Selanjutnya, menurut Agung, setelah cheap money dan very high inflation regime telah berlalu, pihaknya merekomendasikan investor untuk menempatkan investasinya pada equity dan bond dengan komposisi 50:50. “ Di gloomy outlook ini kita harus tetap pintar melihat peluang juga, baik di equity maupun di bond dan expect Dollar relatif strong di tahun depan.”

 

Risiko Investasi

 

Sementara itu, Co-Founder Jelita Trading Bareng, Mono S. Patriabudi menyebutkan bahwa dalam dunia investasi atau trading secara umum ada empat risiko yang umumnya terjadi.

 

Pertama, basic risk. Dalam hal investment atau trading, basic risk berkaitan dengan posisi size kita sebagai seorang investor/trader di market.

 

Kedua, general market risk factor. Hal ini berkaitan dengan performa emiten. Contohnya di saat kita sudah yakin terhadap suatu emiten, baik dari sisi fundamental yang baik maupun sisi teknikal yang bagus. Namun, jika pasar sedang dalam tren turun, maka sebagus apapun emiten tersebut, kemungkinan besar akan terpengaruh.

 

Ketiga, risiko volatilitas.
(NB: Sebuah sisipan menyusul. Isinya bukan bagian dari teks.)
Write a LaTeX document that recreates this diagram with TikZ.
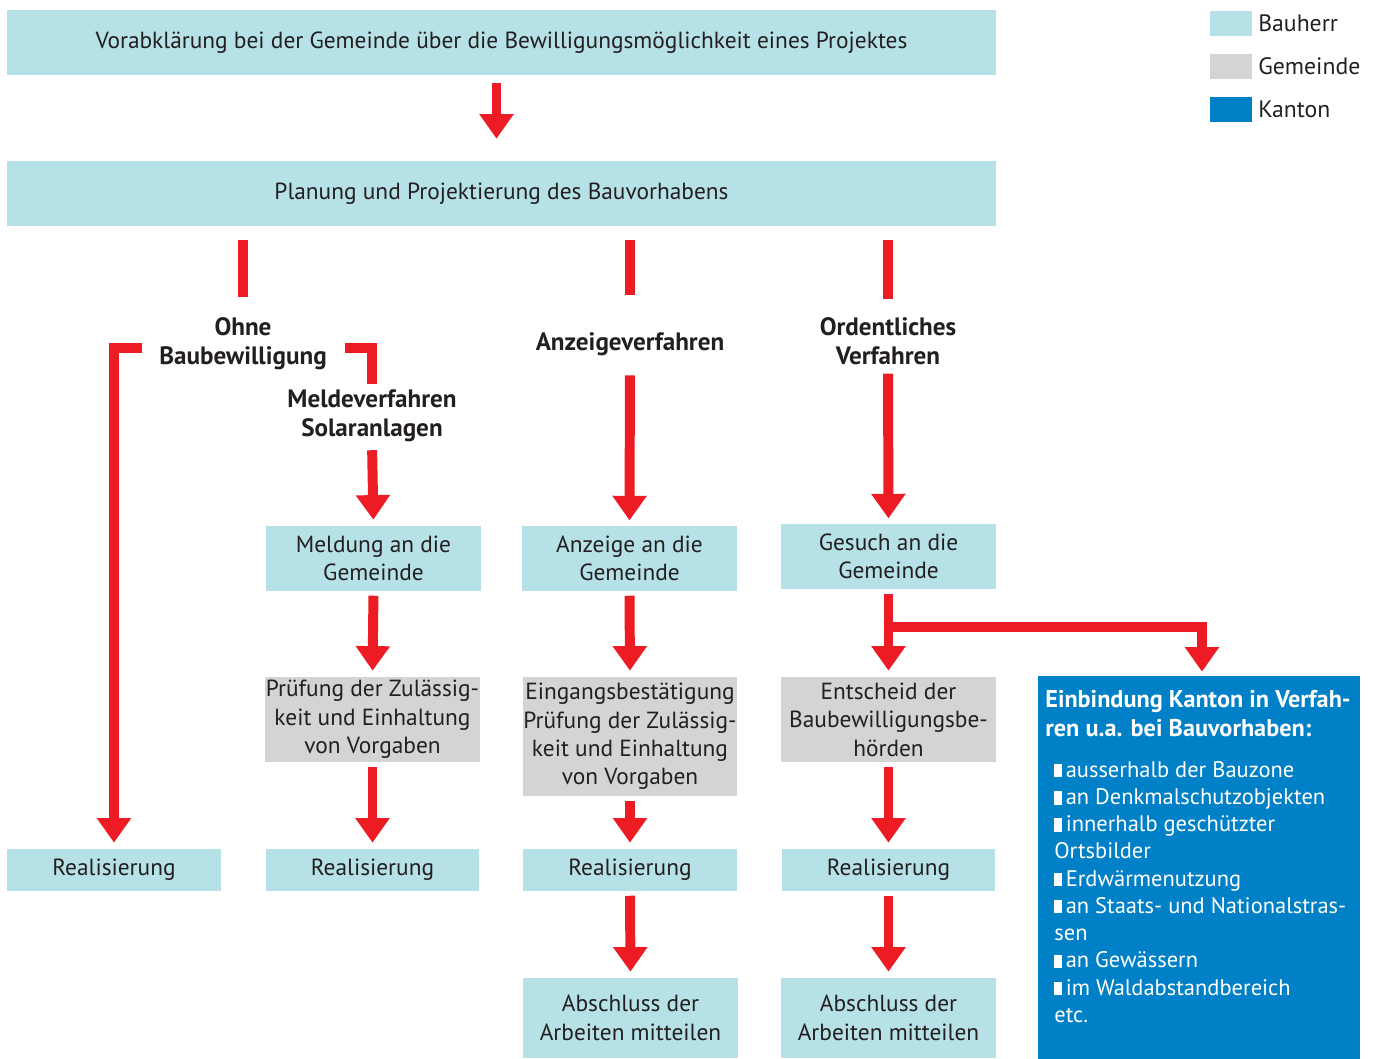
\documentclass[tikz,border=0pt]{standalone}
\usepackage{fontspec}
\setmainfont{PT Sans}
\usetikzlibrary{arrows.meta}
\usepackage{xcolor}
\definecolor{bauherrcol}{HTML}{B6E1E6}
\definecolor{gemeindecol}{HTML}{D4D4D4}
\definecolor{kantoncol}{HTML}{0080C6}
\definecolor{pfeilrot}{HTML}{ED1C24}
\definecolor{textcol}{HTML}{231F20}
\newcommand{\kbullet}{\rule{4.3pt}{7.6pt}\hspace{2.2pt}}
\tikzstyle{bauherr box}=[fill=bauherrcol,text=textcol,align=center,inner sep=0pt,font=\fontsize{13.3}{16.2}\selectfont]
\tikzstyle{gemeinde box} = [bauherr box, fill=gemeindecol]
\tikzstyle{kanton box} = [fill=kantoncol, inner sep=0pt]
\tikzstyle{verfahren label} = [text=textcol, align=center, inner sep=0pt, font=\fontsize{14.3}{16.4}\selectfont\bfseries]
\tikzstyle{legend text} = [text=textcol, anchor=west, inner sep=0pt, font=\fontsize{13.5}{16.2}\selectfont]
\tikzstyle{edge} = [draw,line width=5.67pt,pfeilrot]
\tikzstyle{arrow edge} = [edge, -{Triangle[width=18.7pt,length=14pt]}]

\begin{document}
\begin{tikzpicture}[x=0.02cm, y=-0.02cm]
    \useasboundingbox (0,0) rectangle (1374,1059);

    % Boxes
    \node[bauherr box, minimum width=19.78cm, minimum height=1.3cm] (vor) at (501.5,42.5)
        {Vorabklärung bei der Gemeinde über die Bewilligungsmöglichkeit eines Projektes};
    \node[bauherr box, minimum width=19.78cm, minimum height=1.3cm] (plan) at (501.5,193.5)
        {Planung und Projektierung des Bauvorhabens};

    \node[bauherr box, minimum width=4.3cm, minimum height=1.3cm] (meldung) at (373.5,558.5) {Meldung an die\\Gemeinde};
    \node[bauherr box, minimum width=4.3cm, minimum height=1.3cm] (anzeige) at (629.5,558.5) {Anzeige an die\\Gemeinde};
    \node[bauherr box, minimum width=4.3cm, minimum height=1.3cm] (gesuch) at (888.5,556.5) {Gesuch an die\\Gemeinde};

    \node[gemeinde box, minimum width=4.3cm, minimum height=1.7cm] (pruefung) at (372.5,719.5)
        {Prüfung der Zulässig-\\keit und Einhaltung\\von Vorgaben};
    \node[gemeinde box, minimum width=4.28cm, minimum height=2.38cm] (eingang) at (630,736.5)
        {Eingangsbestätigung\\Prüfung der Zulässig-\\keit und Einhaltung\\von Vorgaben};
    \node[gemeinde box, minimum width=4.3cm, minimum height=1.7cm] (entscheid) at (888.5,719.5)
        {Entscheid der\\Baubewilligungsbe-\\hörden};

    \foreach \pos/\name in {{(114,870)/real_a}, {(372.5,870)/real_b}, {(630,870)/real_c}, {(888.5,870)/real_d}}
        \node[bauherr box, minimum width=4.28cm, minimum height=0.84cm] (\name) at \pos {Realisierung};

    \foreach \pos/\name in {{(630.5,1018)/abschluss_c}, {(888.5,1018)/abschluss_d}}
        \node[bauherr box, minimum width=4.3cm, minimum height=1.6cm] (\name) at \pos {Abschluss der\\Arbeiten mitteilen};

    % Kanton
    \node[kanton box, minimum width=6.44cm, minimum height=7.66cm] (kanton) at (1199,867.5) {};
    \node[anchor=north west, align=left, inner sep=0pt, text=white, font=\fontsize{13.8}{16.4}\selectfont\bfseries] (kanton_titel) at (1045,690)
        {Einbindung Kanton in Verfah-\\ren u.a. bei Bauvorhaben:};
    \node[anchor=north west, align=left, inner sep=0pt, text=white, font=\fontsize{12.8}{15.5}\selectfont] (kanton_liste) at (1054,761)
        {\kbullet ausserhalb der Bauzone\\
         \kbullet an Denkmalschutzobjekten\\
         \kbullet innerhalb geschützter\\
         Ortsbilder\\
         \kbullet Erdwärmenutzung\\
         \kbullet an Staats- und Nationalstras-\\
         sen\\
         \kbullet an Gewässern\\
         \kbullet im Waldabstandbereich\\
         etc.};

    % Verfahren labels
    \node[verfahren label] (ohne) at (243,344) {Ohne\\Baubewilligung};
    \node[verfahren label] (melde) at (372,416) {Meldeverfahren\\Solaranlagen};
    \node[verfahren label] (anzeigev) at (630,344) {Anzeigeverfahren};
    \node[verfahren label] (ordentl) at (888,341) {Ordentliches\\Verfahren};

    % Legend
    \foreach \y/\col/\txt in {23/bauherrcol/Bauherr, 66/gemeindecol/Gemeinde, 109/kantoncol/Kanton}
    {
        \node[fill=\col, minimum width=0.84cm, minimum height=0.5cm, inner sep=0pt] (leg_\txt) at (1231,\y) {};
        \node[legend text] (legtxt_\txt) at (1258,\y) {\txt};
    }

    % Link creation
    \coordinate (ohne_l) at (142,348);
    \coordinate (ohne_r) at (345,348);
    \coordinate (abzweig) at (888.5,627);

    \path[arrow edge, shorten <=4.5pt, shorten >=12.5pt] ([xshift=-0.1cm]vor.south) -- ([xshift=-0.1cm]plan.north);
    \foreach \dest/\gap in {ohne/12pt, anzeigev/21pt, ordentl/10.5pt}
        \path[edge, shorten <=7.9pt, shorten >=\gap] (plan.south -| \dest) -- (\dest.north);

    \path[arrow edge, shorten >=3.4pt] (ohne_l) -| (real_a.north);
    \path[edge, shorten >=3.5pt] (ohne_r) -| (melde.north);

    \path[arrow edge, shorten <=4.5pt, shorten >=3.4pt] (melde.south) -- (meldung.north);
    \foreach \source/\dest/\gap in {anzeigev/anzeige/11pt, ordentl/gesuch/5pt}
        \path[arrow edge, shorten <=\gap, shorten >=3pt] (\source.south) -- (\dest.north);

    \foreach \source/\dest in {meldung/pruefung, anzeige/eingang, gesuch/entscheid,
                               pruefung/real_b, eingang/real_c, entscheid/real_d,
                               real_c/abschluss_c, real_d/abschluss_d}
        \path[arrow edge, shorten <=2.5pt, shorten >=3.4pt] (\source.south) -- (\dest.north);

    \path[arrow edge, shorten >=2.3pt] (abzweig) -| ([xshift=0.06cm]kanton.north);

\end{tikzpicture}
\end{document}
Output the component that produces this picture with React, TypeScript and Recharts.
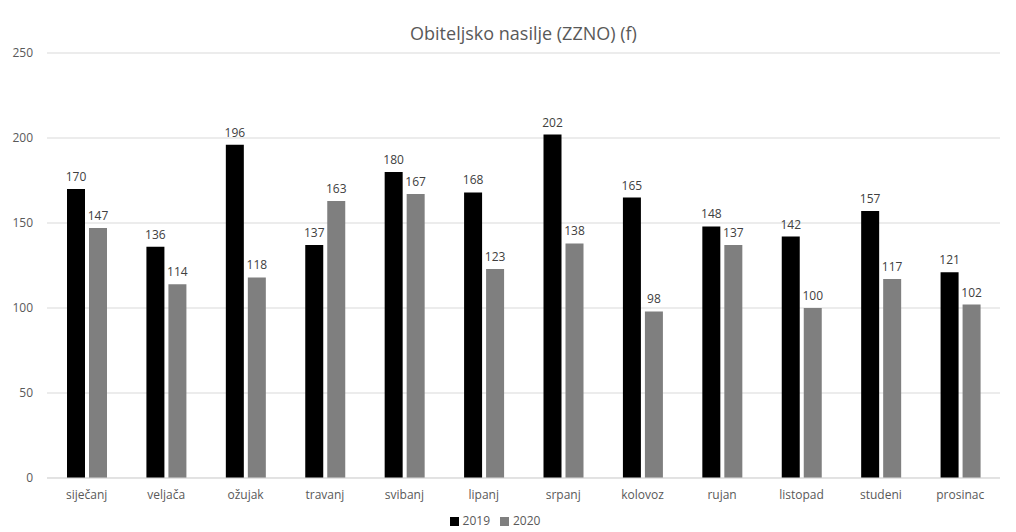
import React from "react";
import { BarChart, Bar, XAxis, YAxis, CartesianGrid, Legend, LabelList } from "recharts";

const months = [
  "siječanj",
  "veljača",
  "ožujak",
  "travanj",
  "svibanj",
  "lipanj",
  "srpanj",
  "kolovoz",
  "rujan",
  "listopad",
  "studeni",
  "prosinac",
];
const values2019 = [170, 136, 196, 137, 180, 168, 202, 165, 148, 142, 157, 121];
const values2020 = [147, 114, 118, 163, 167, 123, 138, 98, 137, 100, 117, 102];
const yTicks = [0, 50, 100, 150, 200, 250];

const FONT = "'Open Sans', 'Noto Sans', sans-serif";

export default function App() {
  const data = months.map((m, i) => ({
    month: m,
    y2019: values2019[i],
    y2020: values2020[i],
  }));

  return (
    <div style={{ position: "absolute", left: 0, top: 0, width: 1016, height: 532, background: "#fff", fontFamily: FONT }}>
      <div
        style={{
          position: "absolute",
          top: 20,
          left: 47,
          width: 953,
          textAlign: "center",
          fontSize: 18,
          color: "#595959",
          lineHeight: "26px",
        }}
      >
        Obiteljsko nasilje (ZZNO) (f)
      </div>
      <BarChart
        width={1016}
        height={532}
        data={data}
        margin={{ top: 53, right: 16, left: 0, bottom: 0 }}
        barGap={4}
        barSize={18}
      >
        <CartesianGrid vertical={false} stroke="#d9d9d9" />
        <XAxis
          dataKey="month"
          axisLine={{ stroke: "#d9d9d9" }}
          tickLine={false}
          height={16}
          tickMargin={6}
          tick={{ fontSize: 12, fill: "#595959", fontFamily: FONT }}
          interval={0}
        />
        <YAxis
          domain={[0, 250]}
          ticks={yTicks}
          width={47}
          axisLine={false}
          tickLine={false}
          tickSize={0}
          tickMargin={14}
          tick={{ fontSize: 12, fill: "#595959", fontFamily: FONT }}
        />
        <Legend
          verticalAlign="bottom"
          height={30}
          iconType="square"
          iconSize={9}
          wrapperStyle={{ fontSize: 12, fontFamily: FONT, paddingTop: 8, bottom: -10 }}
          formatter={(value) => <span style={{ color: "#595959" }}>{value}</span>}
        />
        <Bar dataKey="y2019" name="2019" fill="#000000" isAnimationActive={false}>
          <LabelList dataKey="y2019" position="top" offset={8} style={{ fontSize: 12, fill: "#404040", fontFamily: FONT }} />
        </Bar>
        <Bar dataKey="y2020" name="2020" fill="#7f7f7f" isAnimationActive={false}>
          <LabelList dataKey="y2020" position="top" offset={8} style={{ fontSize: 12, fill: "#404040", fontFamily: FONT }} />
        </Bar>
      </BarChart>
    </div>
  );
}
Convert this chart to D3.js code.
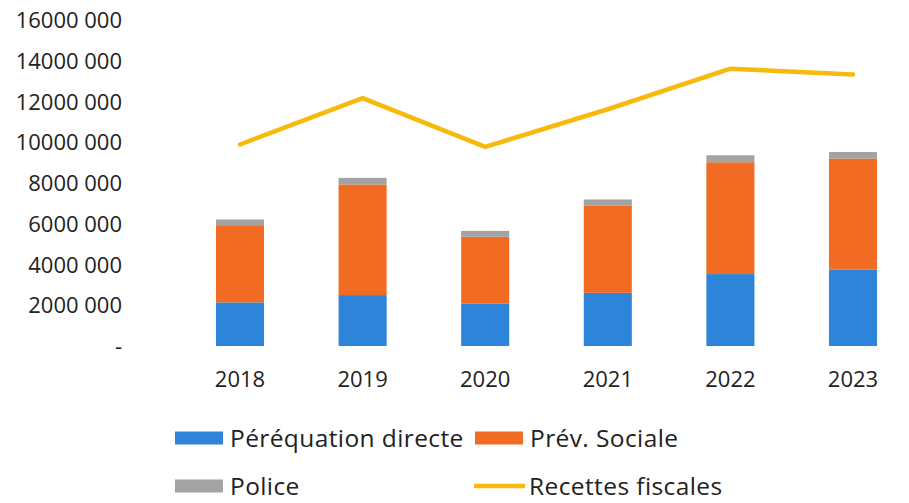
<!DOCTYPE html>
<html>
<head>
<meta charset="utf-8">
<script src="https://cdn.jsdelivr.net/npm/d3@7"></script>
<style>
  html, body { margin: 0; padding: 0; background: #fff; }
  svg { display: block; }
  text { font-family: "Open Sans", "Noto Sans", sans-serif; fill: #222; }
</style>
</head>
<body>
<svg id="chart" width="909" height="503"></svg>
<script>
const years = ["2018", "2019", "2020", "2021", "2022", "2023"];
const perequation = [2140000, 2500000, 2090000, 2610000, 3530000, 3760000];
const prevSociale = [3790000, 5430000, 3270000, 4270000, 5490000, 5440000];
const police = [280000, 320000, 290000, 310000, 340000, 320000];
const recettes = [9890000, 12170000, 9770000, 11620000, 13610000, 13330000];
const yTickValues = [0, 2000000, 4000000, 6000000, 8000000, 10000000, 12000000, 14000000, 16000000];
const yTickLabels = ["-", "2000 000", "4000 000", "6000 000", "8000 000", "10000 000", "12000 000", "14000 000", "16000 000"];
const seriesNames = ["Péréquation directe", "Prév. Sociale", "Police", "Recettes fiscales"];
const colors = ["#2d84d8", "#f26b22", "#a3a3a3", "#f7b90a"];

const svg = d3.select("#chart");

const x = d3.scaleBand().domain(years).range([178.7, 914.3]).paddingInner(0.608).paddingOuter(0.304);
const y = d3.scaleLinear().domain([0, 16000000]).range([346, 20]);

// stacked data
const rows = years.map((yr, i) => ({ year: yr, a: perequation[i], b: prevSociale[i], c: police[i] }));
const stack = d3.stack().keys(["a", "b", "c"]);
const stacked = stack(rows);

svg.append("g").selectAll("g")
  .data(stacked)
  .join("g")
  .attr("fill", (d, i) => colors[i])
  .selectAll("rect")
  .data(d => d)
  .join("rect")
  .attr("x", d => x(d.data.year))
  .attr("width", x.bandwidth())
  .attr("y", d => y(d[1]))
  .attr("height", d => y(d[0]) - y(d[1]));

// line
const line = d3.line()
  .x((d, i) => x(years[i]) + x.bandwidth() / 2)
  .y(d => y(d));
svg.append("path")
  .datum(recettes)
  .attr("d", line)
  .attr("fill", "none")
  .attr("stroke", colors[3])
  .attr("stroke-width", 4.5)
  .attr("stroke-linejoin", "round")
  .attr("stroke-linecap", "round");

// y axis labels
const yAxis = d3.axisLeft(y)
  .tickValues(yTickValues)
  .tickFormat((d, i) => yTickLabels[i])
  .tickSize(0)
  .tickPadding(0);
const gy = svg.append("g").attr("transform", "translate(122,0)").call(yAxis);
gy.select(".domain").remove();
gy.selectAll("text")
  .style("font-family", '"Open Sans", "Noto Sans", sans-serif')
  .style("font-size", "22px")
  .attr("fill", "#222")
  .attr("dy", "0.35em");

// x axis labels
const xAxis = d3.axisBottom(x).tickSize(0).tickPadding(0);
const gx = svg.append("g").attr("transform", "translate(0,371)").call(xAxis);
gx.select(".domain").remove();
gx.selectAll("text")
  .style("font-family", '"Open Sans", "Noto Sans", sans-serif')
  .style("font-size", "22px")
  .attr("fill", "#222")
  .attr("dy", "0.71em");

// legend
const legendItems = [
  { name: seriesNames[0], color: colors[0], type: "rect", x: 175, y: 438 },
  { name: seriesNames[1], color: colors[1], type: "rect", x: 475, y: 438 },
  { name: seriesNames[2], color: colors[2], type: "rect", x: 175, y: 486 },
  { name: seriesNames[3], color: colors[3], type: "line", x: 474, y: 486 }
];
const lg = svg.append("g").selectAll("g").data(legendItems).join("g")
  .attr("transform", d => `translate(${d.x},${d.y})`);
lg.filter(d => d.type === "rect").append("rect")
  .attr("x", 0).attr("y", -6.5).attr("width", 48).attr("height", 13)
  .attr("fill", d => d.color);
lg.filter(d => d.type === "line").append("line")
  .attr("x1", 0).attr("x2", 51).attr("y1", 0).attr("y2", 0)
  .attr("stroke", d => d.color).attr("stroke-width", 4.5);
lg.append("text")
  .attr("x", 55).attr("y", 0).attr("dy", "0.36em")
  .style("font-size", "24.5px")
  .style("letter-spacing", "0.4px")
  .text(d => d.name);
</script>
</body>
</html>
Menurut Mono, risiko volatilitas terkait dengan timing atau momentum seorang trader atau investor masuk ke satu emiten tertentu, yang diyakini akan membawa keuntungan. “Kita juga bisa terkena impact volatility di sini jika masuk terlalu cepat atau keluar terlalu cepat. Jadi momentum di sini akan sangat terkait dengan volatility risk,” katanya.